Los griegos aprendieron de los fenicios las artes de la escritura alfabética, mucho menos compleja que los ideogramas y jeroglíficos de las escrituras linear A y linear B de las culturas minoica y micénica; además del alfabeto importaron de aquellas tierras un material nuevo para escribir: el papiro, que se obtenía de la manufactura de los tallos de la planta homónima, pápyros, que crecía en las riberas del Nilo, del Jordán y de otros ríos del Mediterráneo meridional. Pero los griegos tenían otra palabra para denominar al papiro: býblos, del nombre griego de la ciudad fenicia desde la que se importaba la mayor parte del papiro: Biblos.  Papiro acabó siendo el étimo de “papel” y byblos del libro por excelencia: Ta Biblía, “La Biblia” o también “Las Escrituras”. ¿Y cuál era ―y es― el verbo griego para designar la acción de escribir? Graphein, que significa “arañar” sobre tablillas de arcilla y más tarde escribir con tinta en un papiro, siempre con un estilo, es decir, con estilo.
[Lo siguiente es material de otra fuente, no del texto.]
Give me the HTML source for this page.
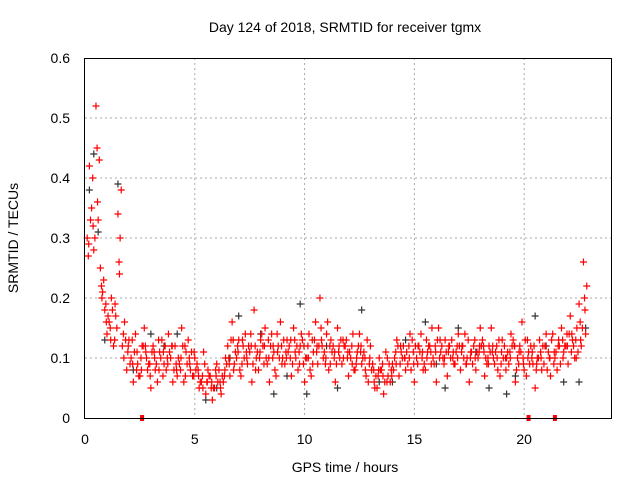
<!DOCTYPE html>
<html><head><meta charset="utf-8"><style>
body{margin:0;background:#fff}
svg{display:block;font-family:"Liberation Sans",sans-serif}
</style></head><body>
<svg id="chart" width="640" height="480" viewBox="0 0 640 480">
<text x="345" y="32" text-anchor="middle" font-size="14">Day 124 of 2018, SRMTID for receiver tgmx</text>
<text x="345" y="472" text-anchor="middle" font-size="14">GPS time / hours</text>
<text transform="translate(18,238) rotate(-90)" text-anchor="middle" font-size="14">SRMTID / TECUs</text>
<g id="grid"></g>
<g id="ticks"></g>
<g id="gray"></g>
<g id="red"></g>
<rect x="84.5" y="58.5" width="527" height="360" fill="none" stroke="#000"/>
</svg>
<script>
const xTicks=[0,5,10,15,20];
const yTicks=[0,0.1,0.2,0.3,0.4,0.5,0.6];
const yTickLabels=["0","0.1","0.2","0.3","0.4","0.5","0.6"];
const redTimes=[0.1,0.3,0.5,0.7,0.9,1.1,1.3,1.5,1.7,1.9,2.1,2.3,2.5,2.7,2.9,3.1,3.3,3.5,3.7,3.9,4.1,4.3,4.5,4.7,4.9,5.1,5.3,5.5,5.7,5.9,6.1,6.3,6.5,6.7,6.9,7.1,7.3,7.5,7.7,7.9,8.1,8.3,8.5,8.7,8.9,9.1,9.3,9.5,9.7,9.9,10.1,10.3,10.5,10.7,10.9,11.1,11.3,11.5,11.7,11.9,12.1,12.3,12.5,12.7,12.9,13.1,13.3,13.5,13.7,13.9,14.1,14.3,14.5,14.7,14.9,15.1,15.3,15.5,15.7,15.9,16.1,16.3,16.5,16.7,16.9,17.1,17.3,17.5,17.7,17.9,18.1,18.3,18.5,18.7,18.9,19.1,19.3,19.5,19.7,19.9,20.1,20.3,20.5,20.7,20.9,21.1,21.3,21.5,21.7,21.9,22.1,22.3,22.5,22.7];
const redValuesA=[.30,.35,.52,.25,.18,.16,.12,.34,.12,.08,.10,.14,.07,.15,.09,.12,.06,.13,.08,.10,.12,.09,.06,.13,.07,.09,.06,.04,.07,.05,.08,.06,.12,.16,.10,.07,.14,.11,.18,.08,.12,.09,.14,.07,.16,.09,.12,.15,.08,.13,.10,.07,.16,.20,.11,.08,.12,.15,.09,.13,.10,.08,.14,.11,.06,.09,.05,.08,.11,.06,.10,.07,.12,.09,.13,.10,.14,.08,.12,.09,.15,.10,.07,.13,.11,.08,.14,.06,.12,.10,.13,.09,.15,.11,.07,.12,.09,.13,.10,.16,.07,.12,.05,.13,.09,.11,.14,.08,.15,.12,.17,.10,.19,.26];
const redValuesB=[.42,.28,.33,.21,.14,.20,.17,.30,.16,.13,.06,.09,.12,.10,.05,.08,.11,.09,.14,.06,.07,.15,.11,.08,.10,.05,.11,.08,.03,.09,.04,.10,.07,.09,.13,.12,.09,.06,.10,.13,.15,.06,.11,.12,.10,.13,.07,.10,.12,.06,.14,.11,.09,.12,.14,.13,.06,.10,.12,.07,.14,.11,.09,.07,.12,.05,.10,.04,.07,.09,.13,.11,.08,.14,.06,.12,.08,.11,.15,.06,.11,.13,.12,.09,.14,.12,.10,.11,.08,.15,.07,.12,.10,.08,.13,.10,.14,.06,.12,.08,.11,.09,.10,.08,.14,.07,.10,.12,.11,.09,.13,.15,.12,.14];
const redValuesC=[.27,.40,.45,.22,.19,.15,.13,.26,.14,.11,.13,.08,.10,.12,.09,.11,.13,.07,.10,.12,.09,.08,.12,.10,.07,.08,.07,.06,.05,.08,.06,.07,.10,.13,.12,.09,.11,.14,.12,.10,.09,.13,.10,.14,.12,.11,.10,.13,.11,.09,.12,.13,.11,.15,.09,.12,.10,.11,.13,.10,.12,.09,.11,.10,.09,.08,.07,.09,.06,.08,.11,.09,.10,.12,.11,.09,.10,.13,.11,.12,.10,.09,.11,.10,.12,.11,.09,.10,.13,.11,.12,.10,.11,.12,.09,.10,.11,.12,.09,.10,.13,.10,.08,.11,.12,.10,.09,.12,.13,.14,.11,.13,.16,.20];
const redValuesD=[.33,.30,.43,.23,.17,.18,.15,.38,.13,.09,.11,.07,.12,.08,.11,.09,.10,.12,.11,.08,.10,.12,.09,.11,.08,.06,.09,.07,.05,.06,.07,.09,.13,.11,.08,.10,.12,.09,.11,.14,.10,.12,.08,.10,.13,.11,.09,.12,.14,.10,.08,.13,.12,.10,.16,.11,.09,.13,.12,.11,.08,.12,.10,.13,.08,.07,.08,.06,.09,.08,.12,.10,.11,.08,.12,.11,.09,.12,.10,.13,.12,.11,.10,.09,.12,.10,.13,.09,.11,.12,.10,.11,.09,.13,.10,.11,.12,.08,.11,.13,.09,.12,.10,.12,.08,.13,.11,.09,.12,.14,.12,.11,.15,.22];
const redValuesE=[.29,.32,.36,.20,.16,.13,.19,.24,.10,.12,.09,.11,.08,.11,.07,.10,.08,.11,.09,.12,.08,.10,.07,.09,.11,.07,.05,.06,.06,.07,.05,.08,.09,.08,.11,.13,.10,.12,.08,.11,.12,.10,.12,.11,.09,.10,.13,.11,.09,.12,.10,.09,.12,.13,.10,.09,.11,.12,.10,.11,.09,.10,.12,.08,.10,.06,.08,.07,.10,.07,.09,.12,.10,.10,.09,.12,.11,.10,.09,.11,.13,.10,.12,.11,.10,.12,.09,.11,.10,.12,.11,.09,.12,.10,.11,.08,.10,.12,.11,.09,.10,.11,.09,.10,.12,.10,.11,.13,.10,.12,.14,.10,.13,.18];
const grayTimes=[0.2,0.4,0.6,0.9,1.5,3.0,4.2,5.5,6.0,7.0,8.6,9.8,10.1,11.5,12.6,14.0,15.5,16.4,17.0,18.4,19.2,20.5,21.8,22.5,22.8,2.2,3.6,6.6,8.0,9.2,11.0,13.4,14.6,16.0,17.8,19.6,21.0];
const grayValues=[.38,.44,.31,.13,.39,.14,.14,.03,.05,.17,.04,.19,.04,.05,.18,.06,.16,.05,.15,.05,.04,.17,.06,.06,.15,.08,.12,.10,.14,.07,.12,.06,.13,.09,.11,.07,.12];
const markTimes=[2.6,20.2,21.4];
const markValues=[0,0,0];
const X=t=>85+t*(527/24), Y=v=>418-v*600;
const NS='http://www.w3.org/2000/svg';
const grid=document.getElementById('grid'), ticks=document.getElementById('ticks');
xTicks.forEach(t=>{
 if(t>0){const l=document.createElementNS(NS,'line');
 l.setAttribute('x1',X(t));l.setAttribute('x2',X(t));l.setAttribute('y1',58);l.setAttribute('y2',418);
 l.setAttribute('stroke','#aaa');l.setAttribute('stroke-dasharray','2,3');
 
 
 grid.appendChild(l);}
 const s=document.createElementNS(NS,'text');
 s.setAttribute('x',X(t));s.setAttribute('y',444);s.setAttribute('text-anchor','middle');s.setAttribute('font-size','14');
 s.textContent=t;
 
 
 ticks.appendChild(s);
});
yTicks.forEach((v,i)=>{
 if(v>0&&v<0.6){const l=document.createElementNS(NS,'line');
 l.setAttribute('x1',85);l.setAttribute('x2',612);l.setAttribute('y1',Y(v));l.setAttribute('y2',Y(v));
 l.setAttribute('stroke','#aaa');l.setAttribute('stroke-dasharray','2,3');
 
 
 grid.appendChild(l);}
 const s=document.createElementNS(NS,'text');
 s.setAttribute('x',70);s.setAttribute('y',Y(v)+5);s.setAttribute('text-anchor','end');s.setAttribute('font-size','14');
 s.textContent=yTickLabels[i];
 
 
 ticks.appendChild(s);
});
function plus(g,t,v,c){
 if(v===undefined||t===undefined)return;
 const p=document.createElementNS(NS,'path');const x=X(t),y=Y(v);
 p.setAttribute('d',`M${x-3.5} ${y}H${x+3.5}M${x} ${y-3.5}V${y+3.5}`);
 p.setAttribute('stroke',c);p.setAttribute('stroke-width','1.2');
 
 
 g.appendChild(p);
}
const gg=document.getElementById('gray'), rg=document.getElementById('red');
grayTimes.forEach((t,i)=>plus(gg,t,grayValues[i],'#333'));
redTimes.forEach((t,i)=>{
 plus(rg,t,redValuesA[i],'#f00');
 plus(rg,t+0.1,redValuesB[i],'#f00');
 plus(rg,t+0.05,redValuesC[i],'#f00');
 plus(rg,t+0.15,redValuesD[i],'#f00');
 plus(rg,t+0.07,redValuesE[i],'#f00');
});
markTimes.forEach((t,i)=>{
 const r=document.createElementNS(NS,'rect');
 r.setAttribute('x',X(t)-2);r.setAttribute('y',Y(markValues[i])-3);r.setAttribute('width',4);r.setAttribute('height',6);r.setAttribute('fill','#f00');
 
 
 rg.appendChild(r);
});
</script>
</body></html>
Los escritores latinos escribieron las joyas de su literatura en papiro, que como tantas cosas importaron de Grecia, pero sus obras recibieron el nombre de libros, porque en los albores de Roma se comenzó escribiendo en cortezas de árbol: liber. Por esa razón al acto de la escritura lo nombraron con el verbo scrivere, que significa precisamente, al igual que graphein, “arrascar” con un estilo, del latín stylus, palo o instrumento de escritura. El papiro siguió siendo utilizado a lo largo de la alta Edad Media. La cancillería papal, institución conservadora por excelencia, utilizó el papiro hasta prácticamente finales del siglo XI, momento en que fue reemplazado por un nuevo soporte que ya se utilizaba desde la antigüedad, el pergamino, cuya materia prima eran las pieles tratadas de los animales. El pergamino tomó el nombre de la ciudad de la que procedía el material de mayor calidad, la ciudad microasiática de Pérgamo.

Folio y hoja tienen su origen en el latín folio, “hoja de un árbol”, noción que se entronca con el origen vegetal de liber. A partir de esa palabra se formó libellus, “libro pequeño”, “pampleto”, origen de nuestro libelo. Los pueblos germánicos utilizaban también las cortezas de algunos árboles para escribir, concretamente de las hayas. Por ello no es de extrañar que del nombre de ese árbol en las lenguas germánicas, *bokiz  (origen del alemán Buche y el inglés Beech) provengan Buch en alemán y book en inglés, y que el verbo to write proceda de una raíz protogermánica *writan que significa “arañar”. En sánscrito la raiz likh, “arañar” también está en el origen de la noción de escribir, como en la mayor parte de las lenguas indoeuropeas.

En la marina inglesa las observaciones diarias dignas de anotación se consignaban en un cuaderno de bitácora, log-book, porque el método para medir la velocidad de un barco consistía en un pedazo de madera ―log― suspendido de un cabo. Y ese término náutico es el origen de la corteza en la que se araña este artículo: un blog, contracción de weblog, que a vez es apócope de (World Wide) Web + log.  Corteza de haya, pizarra, tablilla de arcilla o de cera, papiro, pergamino o un portátil. La escritura o la vida.